CHICAGO — If all goes according to plan, the Black String Triage Ensemble will be assembled and activated to bring music and healing to Chicago’s scenes of violence and sorrow by August.
“It’s too important to wait,” founder Dayvin Hallmon told me Thursday. “This has to happen now.”
Hallmon created the Black String Triage Ensemble in Milwaukee in 2019. When a community is shattered by violence, Hallmon and his musicians start repairing the cracks.
The ensemble of Black and Latinx string players brings their instruments to the scenes of tragedy — shootings, usually. But also suicides, overdoses, car accidents. They play concerts around the five stages of grief: denial, anger, bargaining, depression and acceptance. They play a song for each stage, plus a sixth song for what Hallmon calls a sixth stage of grief: faith. They set up away from the crime tape, out of the way of the police, but close enough for the neighbors to hear them.
“To guard against hardening our humanity,” Hallmon said. “The humanity that’s been lost — whether it’s because we view someone as expendable or just a sheer lack of care and compassion — this is how we begin to rescue that back.”
I wrote about Hallmon and his musicians last summer, when the Black String Triage Ensemble performed outside the Kenosha County Courthouse. That city was engulfed in protests at the time, after police shot Jacob Blake seven times.
In April, Hallmon, who was born in Chicago, told me he wanted to expand into his hometown.
“Chicago, unlike any other city in the country, has shown me what love looks like,” Hallmon said at the time. “It does this in a way that New York doesn’t understand. In a way that Los Angeles, with its Hollywood arrogance, doesn’t have the capacity for. In a way that D.C., with its obsession with politics, can’t comprehend. I don’t care who you are or how much money or education you do or don’t have, that city champions culture and says it is for everybody. When I’m there, I feel like I can breathe. There’s something so special about it. There just is.”
And it’s beset by violence. Both things are true.
Violence is a community experience. But so are outdoor concerts, Hallmon points out. Injecting music and beauty and humanity into crime scenes, he believes, can transform them into places for recovery, healing and hope.
“Every city in America feels like the next place for a Black String Triage Ensemble,” he said. “Every city in America.”
Chicago’s time is now.
On June 27 and every Sunday in July, Hallmon will hold open rehearsals for violin, viola, cello and upright bass players who would like to serve as volunteer musicians in his Chicago-based ensemble.
Rehearsals will take place from 6 to 8 p.m. at St. Martin’s Episcopal Church. The church will serve as the Black String Triage Ensemble home base, from which the musicians will fan out to scenes of tragedy on the West Side.
By next summer, Hallmon would like to assemble enough musicians to serve Chicago’s South Side and North Side neighborhoods as well.

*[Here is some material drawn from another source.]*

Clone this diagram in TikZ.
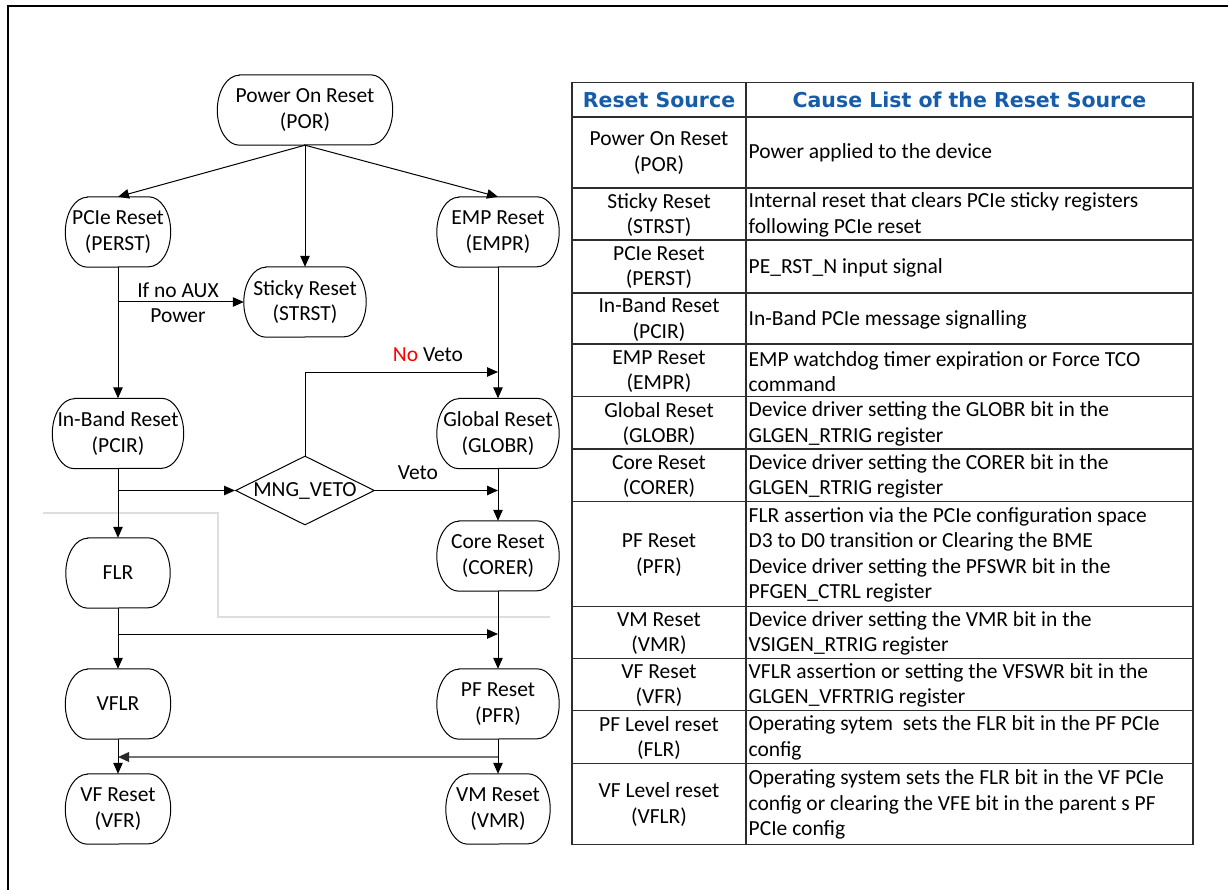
\documentclass[tikz,border=0pt]{standalone}
\usepackage{fontspec}
\setmainfont{Carlito}
\newfontfamily\hdrfont{DejaVu Sans}
\usetikzlibrary{shapes.geometric,arrows.meta}
\definecolor{hdrblue}{RGB}{22,92,168}
\definecolor{tblline}{RGB}{45,45,45}
\definecolor{faintgray}{RGB}{222,222,222}
\definecolor{midgray}{RGB}{115,115,115}
\definecolor{tipgray}{RGB}{40,40,40}
\begin{document}
\begin{tikzpicture}[x=1pt,y=-1pt,
  every node/.style={font=\fontsize{21.5}{25.3}\selectfont},
  tbox/.style={draw=none, minimum height=70pt, inner sep=0pt, align=center},
  outline/.style={line width=1pt},
  conn/.style={line width=1pt, -{Triangle[length=11pt,width=9.5pt]}},
  grayconn/.style={line width=1.8pt, draw=midgray, -{Triangle[length=11pt,width=9.5pt,color=tipgray]}},
  faint/.style={line width=1.6pt, draw=faintgray},
  tbl/.style={line width=1.1pt, draw=tblline},
  cellA/.style={align=center, inner sep=0pt},
  cellB/.style={align=left, anchor=west, inner sep=0pt},
  hdr/.style={font=\hdrfont\bfseries\fontsize{20.5}{24}\selectfont, text=hdrblue, inner sep=0pt}
]
\useasboundingbox (0,0) rectangle (1228,890);
% frame
\draw[line width=2pt] (1228,6) -- (8,6) -- (8,890);

% faint gray polyline
\draw[faint] (43,513) -- (218,513) -- (218,617) -- (550,617);

% ---------- flow nodes ----------
\node[tbox, minimum width=175pt] (por) at (305,110) {Power On Reset\\(POR)};
\node[tbox, minimum width=105pt] (perst) at (118,232) {PCIe Reset\\(PERST)};
\node[tbox, minimum width=122pt] (strst) at (305,302) {Sticky Reset\\(STRST)};
\node[tbox, minimum width=122pt] (empr) at (498,232) {EMP Reset\\(EMPR)};
\node[tbox, minimum width=131pt] (pcir) at (118,433.5) {In-Band Reset\\(PCIR)};
\node[tbox, minimum width=122pt] (globr) at (498,433.5) {Global Reset\\(GLOBR)};
\node[draw, diamond, aspect=2, minimum width=139pt, minimum height=69pt, inner sep=0pt, line width=1pt] (veto) at (305,490.5) {MNG\_VETO};
\node[tbox, minimum width=104pt] (flr) at (118,573) {FLR};
\node[tbox, minimum width=122pt] (corer) at (498,556) {Core Reset\\(CORER)};
\node[tbox, minimum width=105pt] (vflr) at (118,704) {VFLR};
\node[tbox, minimum width=122pt] (pfr) at (498,704) {PF Reset\\(PFR)};
\node[tbox, minimum width=105pt] (vfr) at (118,809) {VF Reset\\(VFR)};
\node[tbox, minimum width=104pt] (vmr) at (498,809) {VM Reset\\(VMR)};

\foreach \n in {por,perst,strst,empr,pcir,globr,flr,corer,vflr,pfr,vfr,vmr}{
  \draw[outline] ([xshift=22pt]\n.north west) -- ([xshift=-22pt]\n.north east)
    arc[start angle=90,end angle=-90,x radius=22pt,y radius=35pt]
    -- ([xshift=22pt]\n.south west)
    arc[start angle=270,end angle=90,x radius=22pt,y radius=35pt] -- cycle;
}

% junction coordinates
\coordinate (aux) at (118,302);
\coordinate (vetoin) at (118,490.5);
\coordinate (nv1) at (305,372);
\coordinate (nv2) at (498,372);
\coordinate (vetoend) at (498,490.5);
\coordinate (flrsplit) at (118,634);
\coordinate (pfend) at (498,634);
\coordinate (pfsplit) at (498,757);
\coordinate (vfend) at (118,757);

% ---------- connectors ----------
\draw[conn] (por.south) -- (perst.north);
\draw[conn] (por.south) -- (strst.north);
\draw[conn] (por.south) -- (empr.north);
\draw[conn] (perst.south) -- (pcir.north);
\draw[conn] (aux) -- (strst.west);
\draw[conn] (empr.south) -- (globr.north);
\draw[conn] (pcir.south) -- (flr.north);
\draw[conn] (vetoin) -- (veto.west);
\draw[conn] (veto.north) -- (nv1) -- (nv2);
\draw[conn] (veto.east) -- (vetoend);
\draw[conn] (globr.south) -- (corer.north);
\draw[conn] (flr.south) -- (vflr.north);
\draw[conn] (flrsplit) -- (pfend);
\draw[conn] (corer.south) -- (pfr.north);
\draw[conn] (pfr.south) -- (vmr.north);
\draw[conn] (vflr.south) -- (vfr.north);
\draw[grayconn] (pfsplit) -- (vfend);

% labels
\node[align=center, inner sep=0pt] (auxlbl) at (178,302.5) {If no AUX\\Power};
\node[inner sep=0pt] (nvlbl) at (428,355) {\textcolor{red}{No} Veto};
\node[inner sep=0pt] (vlbl) at (418,473) {Veto};

% ---------- table ----------
\draw[tbl] (572,82.7) rectangle (1193,844.3);
\draw[tbl] (746,82.7) -- (746,844.3);
\foreach \yy in {117,188,240,293,344,396.7,449,501.7,606.7,658.3,710.7,763.3}{
  \draw[tbl] (572,\yy) -- (1193,\yy);
}
\node[hdr] (h1) at (659,100) {Reset Source};
\node[hdr] (h2) at (969.5,100) {Cause List of the Reset Source};

\node[cellA] (a1) at (659,153) {Power On Reset\\(POR)};
\node[cellB] (b1) at (748.5,153) {Power applied to the device};
\node[cellA] (a2) at (659,215) {Sticky Reset\\(STRST)};
\node[cellB] (b2) at (748.5,215) {Internal reset that clears PCIe sticky registers\\following PCIe reset};
\node[cellA] (a3) at (659,267.5) {PCIe Reset\\(PERST)};
\node[cellB] (b3) at (748.5,267.5) {PE\_RST\_N input signal};
\node[cellA] (a4) at (659,319.5) {In-Band Reset\\(PCIR)};
\node[cellB] (b4) at (748.5,319.5) {In-Band PCIe message signalling};
\node[cellA] (a5) at (659,371.3) {EMP Reset\\(EMPR)};
\node[cellB] (b5) at (748.5,371.3) {EMP watchdog timer expiration or Force TCO\\command};
\node[cellA] (a6) at (659,423.8) {Global Reset\\(GLOBR)};
\node[cellB] (b6) at (748.5,423.8) {Device driver setting the GLOBR bit in the\\GLGEN\_RTRIG register};
\node[cellA] (a7) at (659,476.3) {Core Reset\\(CORER)};
\node[cellB] (b7) at (748.5,476.3) {Device driver setting the CORER bit in the\\GLGEN\_RTRIG register};
\node[cellA] (a8) at (659,555) {PF Reset\\(PFR)\hspace{25pt}};
\node[cellB] (b8) at (748.5,555) {FLR assertion via the PCIe configuration space\\D3 to D0 transition or Clearing the BME\\Device driver setting the PFSWR bit in the\\PFGEN\_CTRL register};
\node[cellA] (a9) at (659,633.5) {VM Reset\\(VMR)};
\node[cellB] (b9) at (748.5,633.5) {Device driver setting the VMR bit in the\\VSIGEN\_RTRIG register};
\node[cellA] (a10) at (659,685.5) {VF Reset\\(VFR)};
\node[cellB] (b10) at (748.5,685.5) {VFLR assertion or setting the VFSWR bit in the\\GLGEN\_VFRTRIG register};
\node[cellA] (a11) at (659,738) {PF Level reset\\(FLR)};
\node[cellB] (b11) at (748.5,738) {Operating sytem\ \ sets the FLR bit in the PF PCIe\\config};
\node[cellA] (a12) at (659,804.5) {VF Level reset\\(VFLR)};
\node[cellB] (b12) at (748.5,804.5) {Operating system sets the FLR bit in the VF PCIe\\config or clearing the VFE bit in the parent s PF\\PCIe config};
\end{tikzpicture}
\end{document}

Hallmon said he’s heard tremendous support for the Chicago expansion — from Chicago Symphony Orchestra musicians, from clergy members, from fundraisers, from residents.
“There’s enthusiasm in all the right places,” he said.
Now he just needs musicians.
Hallmon is excited about the musical selections he’s chosen for the rehearsals, a collection he titled “Re-stitching the seams.”
“I really want people to feel and understand that everybody has a stake in turning the tide of this violence,” he said. “Whether it’s really looking at teenagers and asking them how they are, or art museums and musical institutions doubling down on their efforts to get art supplies or instruments into the hands of young people or athletic clubs doubling down on youth participation. Whatever everyone is doing, it’s not enough. And that’s not a criticism. It’s just that it has to be twice as aggressive, twice as intense, twice as intentional.”
I hope Chicago listens to Hallmon — his words and his music. We need to go where he wants to take us.